By Kelly Moore, Tucker Reed, Larkin Reed
Published on January 7th 2014
Published by Arthur A. Levine Books / Scholastic Press
"I was sixteen the second time I had my first kiss...."

At the end of AMBER HOUSE, Sarah made a choice that transformed everything--and now she must choose it all again.

Things are very different--better--for Sarah and her family: her Aunt Maggie grew up; her parents are happily married; her grandmother died after a long, productive and respected life. But other things are different too, and not for the better.

After growing up in the free country of the Pacific Northwest, Sarah Parsons has settled in at Amber House, the stately Maryland home that's been in her family for generations. But the world surrounding the House feels deeply wrong to Sarah. It's a place where the colonists lost the 1776 Insurrection, where the American Confederation of States still struggles with segregation, and where Sarah is haunted by echoes of a better world that she knows never existed.

Her friend Jackson shares these visions of a different world--and together, they manage both to remember the way things ought to be, and to plan a daring mission that will reset the universe once again. Sarah must figure out what has changed, and why, and how she can fix it--how she can find her way to another otherwhen.
Jaime says....

Neverwas was just as amazing, for me, as Amber House. Maybe even more so! I absolutely loved this book! It begins at the exact same place in the story as Amber House began. I know, that sounds strange, but it is true. Except, things are very different. The events at the end of Amber House have changed the world. Have changed history itself. And Sarah does not remember. Not at first. But Sammy and Jackson know that things aren't right.

In this installment, segregation is alive and well. Wars that were won in our history, in Amber House's history, were lost in this history. Many things, politically, are very different. The people are very different. Sarah's parents are together and in love in this story. Her mom and grandma were close and had a loving relationship. Her mom is a good mom, overprotective, kind and nurturing. There are so many things that I could go into with this story, but I feel like it is one that you should read and learn for yourself. This book is special, to me. The relationships are special. The struggles are heartbreaking. The segregation is not an easy thing to read about. But there are so many good things in this story. So many good lessons to learn. It will make your heart swell, and then rip it right back out. One of my favorite parts about this book was seeing the changes in the people involved in the story. How different they were in this reality. And yet, at their core, there were still aspects that were the same. You are you, no matter the circumstance. There are parts of us that are to the core, that are unchanging, no matter what world we come from, no matter our history.

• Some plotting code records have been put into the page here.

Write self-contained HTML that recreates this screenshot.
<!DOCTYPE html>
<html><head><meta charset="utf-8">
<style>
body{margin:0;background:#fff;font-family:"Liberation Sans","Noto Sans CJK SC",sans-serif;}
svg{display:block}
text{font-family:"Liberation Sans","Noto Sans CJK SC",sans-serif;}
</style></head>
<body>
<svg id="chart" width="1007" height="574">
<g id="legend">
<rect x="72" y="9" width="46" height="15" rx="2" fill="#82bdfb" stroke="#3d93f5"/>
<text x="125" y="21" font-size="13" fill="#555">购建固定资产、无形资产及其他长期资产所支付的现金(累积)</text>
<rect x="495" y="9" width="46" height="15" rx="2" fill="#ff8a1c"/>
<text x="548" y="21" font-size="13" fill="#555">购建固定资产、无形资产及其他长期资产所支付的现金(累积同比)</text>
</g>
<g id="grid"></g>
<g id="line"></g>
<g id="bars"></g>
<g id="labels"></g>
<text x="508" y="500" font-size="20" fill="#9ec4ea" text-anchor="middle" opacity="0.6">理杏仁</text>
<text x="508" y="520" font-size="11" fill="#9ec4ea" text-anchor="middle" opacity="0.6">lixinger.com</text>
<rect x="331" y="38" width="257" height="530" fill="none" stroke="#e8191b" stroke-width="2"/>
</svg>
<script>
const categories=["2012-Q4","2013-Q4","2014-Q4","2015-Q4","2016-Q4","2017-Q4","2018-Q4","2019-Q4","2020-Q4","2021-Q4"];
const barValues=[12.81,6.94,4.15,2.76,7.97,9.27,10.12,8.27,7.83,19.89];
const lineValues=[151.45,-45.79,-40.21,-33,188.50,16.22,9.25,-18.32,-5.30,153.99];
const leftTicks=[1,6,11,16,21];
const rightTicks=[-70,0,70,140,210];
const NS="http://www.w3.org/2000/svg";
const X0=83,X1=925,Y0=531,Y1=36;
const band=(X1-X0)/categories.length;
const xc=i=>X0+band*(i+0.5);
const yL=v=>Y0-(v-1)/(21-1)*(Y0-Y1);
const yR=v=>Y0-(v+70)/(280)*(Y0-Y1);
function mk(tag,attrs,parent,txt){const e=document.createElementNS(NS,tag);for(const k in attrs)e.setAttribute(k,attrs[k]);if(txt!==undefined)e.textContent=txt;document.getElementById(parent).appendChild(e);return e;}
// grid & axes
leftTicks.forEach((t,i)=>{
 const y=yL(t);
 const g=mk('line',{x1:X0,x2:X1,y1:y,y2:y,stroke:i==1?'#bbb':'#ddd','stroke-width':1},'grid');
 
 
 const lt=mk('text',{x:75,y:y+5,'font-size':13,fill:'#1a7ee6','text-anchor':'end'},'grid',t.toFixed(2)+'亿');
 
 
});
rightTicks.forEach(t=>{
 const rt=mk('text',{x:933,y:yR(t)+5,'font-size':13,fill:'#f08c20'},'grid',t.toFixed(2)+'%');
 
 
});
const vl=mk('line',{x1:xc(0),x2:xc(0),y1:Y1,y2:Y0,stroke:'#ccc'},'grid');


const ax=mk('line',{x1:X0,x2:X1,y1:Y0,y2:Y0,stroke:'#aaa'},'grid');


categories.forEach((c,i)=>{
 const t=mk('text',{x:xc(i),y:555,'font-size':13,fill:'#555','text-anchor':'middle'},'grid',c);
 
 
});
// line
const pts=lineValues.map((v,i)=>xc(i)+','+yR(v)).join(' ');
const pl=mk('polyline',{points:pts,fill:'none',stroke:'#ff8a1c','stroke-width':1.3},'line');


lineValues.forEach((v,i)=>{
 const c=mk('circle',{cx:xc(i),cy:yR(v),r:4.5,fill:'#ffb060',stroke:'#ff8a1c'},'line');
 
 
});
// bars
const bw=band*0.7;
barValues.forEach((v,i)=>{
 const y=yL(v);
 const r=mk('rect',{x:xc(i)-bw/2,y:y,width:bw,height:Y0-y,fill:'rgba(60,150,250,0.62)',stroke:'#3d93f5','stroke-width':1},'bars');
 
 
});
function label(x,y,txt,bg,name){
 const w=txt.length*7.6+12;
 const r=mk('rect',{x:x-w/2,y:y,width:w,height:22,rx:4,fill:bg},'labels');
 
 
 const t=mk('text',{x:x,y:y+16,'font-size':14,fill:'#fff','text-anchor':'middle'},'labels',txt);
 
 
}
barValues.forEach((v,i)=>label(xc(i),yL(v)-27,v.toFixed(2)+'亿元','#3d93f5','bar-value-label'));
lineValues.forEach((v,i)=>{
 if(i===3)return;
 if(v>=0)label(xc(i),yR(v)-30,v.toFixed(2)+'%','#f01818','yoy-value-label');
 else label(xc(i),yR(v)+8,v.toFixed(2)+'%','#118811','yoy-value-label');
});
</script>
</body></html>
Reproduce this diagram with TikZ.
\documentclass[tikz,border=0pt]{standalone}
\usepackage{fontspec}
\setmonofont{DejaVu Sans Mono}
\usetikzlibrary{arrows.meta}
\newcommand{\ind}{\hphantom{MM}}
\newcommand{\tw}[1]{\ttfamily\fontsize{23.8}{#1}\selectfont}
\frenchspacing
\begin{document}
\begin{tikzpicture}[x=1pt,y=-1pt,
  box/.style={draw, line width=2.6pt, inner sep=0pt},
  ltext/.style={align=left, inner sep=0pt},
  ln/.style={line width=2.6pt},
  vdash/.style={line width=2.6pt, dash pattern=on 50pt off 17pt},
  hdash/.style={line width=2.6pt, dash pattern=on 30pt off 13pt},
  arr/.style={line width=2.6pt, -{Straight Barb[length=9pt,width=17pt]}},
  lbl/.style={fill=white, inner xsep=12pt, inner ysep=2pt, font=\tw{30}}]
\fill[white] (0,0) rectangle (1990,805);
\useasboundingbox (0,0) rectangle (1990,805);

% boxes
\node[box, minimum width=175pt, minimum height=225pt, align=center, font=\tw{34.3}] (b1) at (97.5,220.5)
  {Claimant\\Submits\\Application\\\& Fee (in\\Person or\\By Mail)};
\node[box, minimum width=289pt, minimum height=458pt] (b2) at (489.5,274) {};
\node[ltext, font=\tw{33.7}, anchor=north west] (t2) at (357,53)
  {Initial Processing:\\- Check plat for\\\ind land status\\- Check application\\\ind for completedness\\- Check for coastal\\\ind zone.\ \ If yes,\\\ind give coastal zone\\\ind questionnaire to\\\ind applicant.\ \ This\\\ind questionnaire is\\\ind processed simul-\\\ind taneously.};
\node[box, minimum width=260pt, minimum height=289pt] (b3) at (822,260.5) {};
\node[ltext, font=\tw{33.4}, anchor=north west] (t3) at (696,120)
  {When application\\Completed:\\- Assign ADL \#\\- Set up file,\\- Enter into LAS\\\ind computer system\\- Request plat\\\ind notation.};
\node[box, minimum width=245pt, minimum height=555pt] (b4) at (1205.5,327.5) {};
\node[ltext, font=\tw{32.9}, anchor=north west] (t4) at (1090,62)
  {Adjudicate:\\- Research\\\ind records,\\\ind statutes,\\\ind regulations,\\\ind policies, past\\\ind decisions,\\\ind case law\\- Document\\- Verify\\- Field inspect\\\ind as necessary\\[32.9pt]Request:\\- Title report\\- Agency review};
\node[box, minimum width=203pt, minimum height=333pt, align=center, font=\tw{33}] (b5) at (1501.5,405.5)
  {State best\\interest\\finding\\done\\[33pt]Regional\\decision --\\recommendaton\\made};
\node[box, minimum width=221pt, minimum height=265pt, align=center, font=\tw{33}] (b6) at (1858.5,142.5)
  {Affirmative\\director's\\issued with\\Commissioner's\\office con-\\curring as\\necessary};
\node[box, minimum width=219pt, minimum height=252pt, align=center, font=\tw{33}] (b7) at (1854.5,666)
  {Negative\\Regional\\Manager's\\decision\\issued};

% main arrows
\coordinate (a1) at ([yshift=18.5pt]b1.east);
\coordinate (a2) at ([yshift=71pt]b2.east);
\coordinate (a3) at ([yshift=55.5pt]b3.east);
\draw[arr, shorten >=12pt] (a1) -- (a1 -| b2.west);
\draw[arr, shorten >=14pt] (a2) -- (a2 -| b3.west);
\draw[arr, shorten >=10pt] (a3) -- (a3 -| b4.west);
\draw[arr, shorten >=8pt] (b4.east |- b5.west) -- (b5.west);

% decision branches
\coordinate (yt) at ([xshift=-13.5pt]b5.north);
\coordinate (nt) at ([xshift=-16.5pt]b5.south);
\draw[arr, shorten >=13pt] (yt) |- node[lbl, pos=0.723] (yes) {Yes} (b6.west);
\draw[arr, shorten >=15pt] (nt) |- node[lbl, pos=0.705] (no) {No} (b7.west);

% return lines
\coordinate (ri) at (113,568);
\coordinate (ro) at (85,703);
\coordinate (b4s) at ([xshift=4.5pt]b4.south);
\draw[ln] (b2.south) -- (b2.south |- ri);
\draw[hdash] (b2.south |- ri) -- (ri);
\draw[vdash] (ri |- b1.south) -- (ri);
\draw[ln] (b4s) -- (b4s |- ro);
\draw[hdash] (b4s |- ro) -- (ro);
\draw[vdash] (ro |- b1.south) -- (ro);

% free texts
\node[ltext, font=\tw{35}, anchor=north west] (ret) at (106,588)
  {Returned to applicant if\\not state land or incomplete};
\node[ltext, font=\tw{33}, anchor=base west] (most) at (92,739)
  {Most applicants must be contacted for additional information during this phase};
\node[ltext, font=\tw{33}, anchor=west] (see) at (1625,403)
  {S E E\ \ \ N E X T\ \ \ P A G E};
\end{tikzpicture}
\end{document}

I think the authors truly stepped up their game with this second book, and I could not be more impressed. I can't wait for the final book, especially after that ending. I think that it could be something truly spectacular, and I can't wait to be a part of it. The final thing that I want to say is this: Yes, there is segregation in the story. It is a part of the world they live in. But it is in no way glorified. It is portrayed exactly as it should be. As an awful, horrific part of our history. Something that should be fought against, something that should never be allowed to happen again. Something that should have never been, that should never have been in the pages of our history books to begin with. So, on that note, I hope that you run to the store or Amazon or your local library, and bring this series home and enjoy!